Decider by Dick Francis

Excerpted from an article in Magill’s Survey of World Literature, Revised Edition

First published: 1993

Type of work: Novel

The Work

Decider shows Francis at the peak of his form. There is plenty of action and suspense, but his complexity of characterization explains why critics regard him as a serious writer. Like Dashiell Hammett, Raymond Chandler, Elmore Leonard, and John le Carré, Francis has transcended his genre by treating it with the same scrupulous care customarily given to mainstream fiction. Francis has been honored by fellow detective-fiction writers because he has helped elevate their profession for critics and the public.

The amateur-detective, first-person narrator of Decider is Lee Morris, an architect who happens to own a small interest in the historic old Stratton Park racecourse. The major shareholders are the self-willed, eccentric, outspoken, snobbish members of an aristocratic family who have conflicting ideas about what should be done with the facility.

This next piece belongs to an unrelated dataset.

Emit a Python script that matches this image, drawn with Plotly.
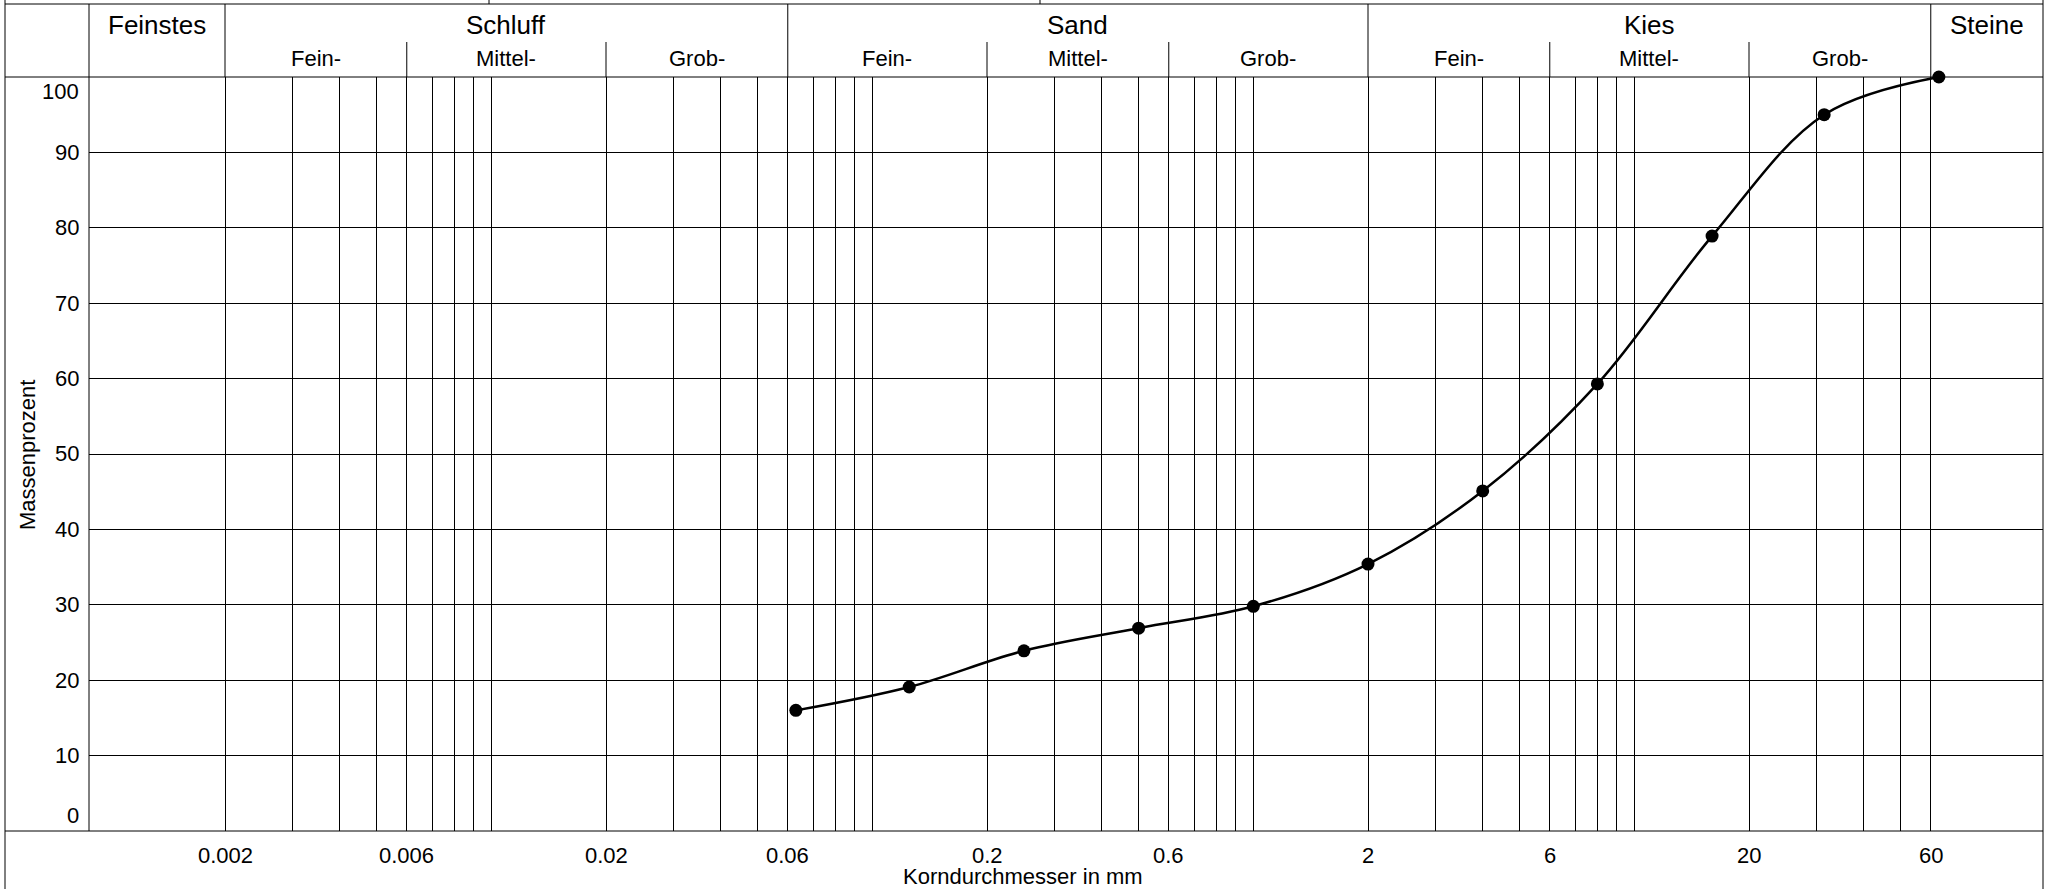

Francis’s heroes invariably face family problems or personal handicaps that affect their behavior. In Decider, the hero endures a loveless marriage, cares for five rambunctious children, and copes with the problems caused by the Stratton family. His concern for his children’s safety, his Achilles’ heel, almost gets him killed.

Interestingly, Francis’s worldview has widened over the years, with his increasing maturity, fame, and prosperity and with the world itself changing since 1962. Later novels such as Decider are full of Americanisms, such as “wimpish,” “rough trade,” “look-see,” “max,” “the slammer,” “Peter Pan syndrome,” “sob stuff,” and “trashed.” His heroes and heroines now dine in restaurants that serve haute cuisine and vintage champagne. He writes about the upper class with the assurance of one accustomed to moving in such circles.

The hero of Decider is not a member of the working class like the jockey-detective in Dead Cert or the overworked, financially harassed journalist-detective in Forfeit; Lee Morris owns real estate and shares of a racetrack. Decider sounds modern and sophisticated, whereas Dead Cert reads like an old-fashioned English detective novel, with a chaste love relationship leading toward marriage (“Kate’s kisses were sweet and virginal”), and quaint British expressions such as “Rum looking cove,” possibly incomprehensible to speakers of non-British varieties of the language. Alan York of Dead Cert moves in a world of jockeys, taxi drivers, bartenders, and other working-class types; Lee Morris of Decider moves with ease in the upper reaches of bourgeois society.

Stratton, determined to destroy the stately racetrack so that it may be sold to tract housing developers, tries sabotage, intimidation, murder, kidnapping, and torture to get his way, but Morris, a typical Francis hero, becomes tenacious under pressure. Although Stratton’s henchman plants dynamite and causes extensive wreckage, Morris ultimately exposes the mastermind and saves the racetrack, an ornate Victorian structure that might be said to symbolize Francis’s love for the world of horse racing.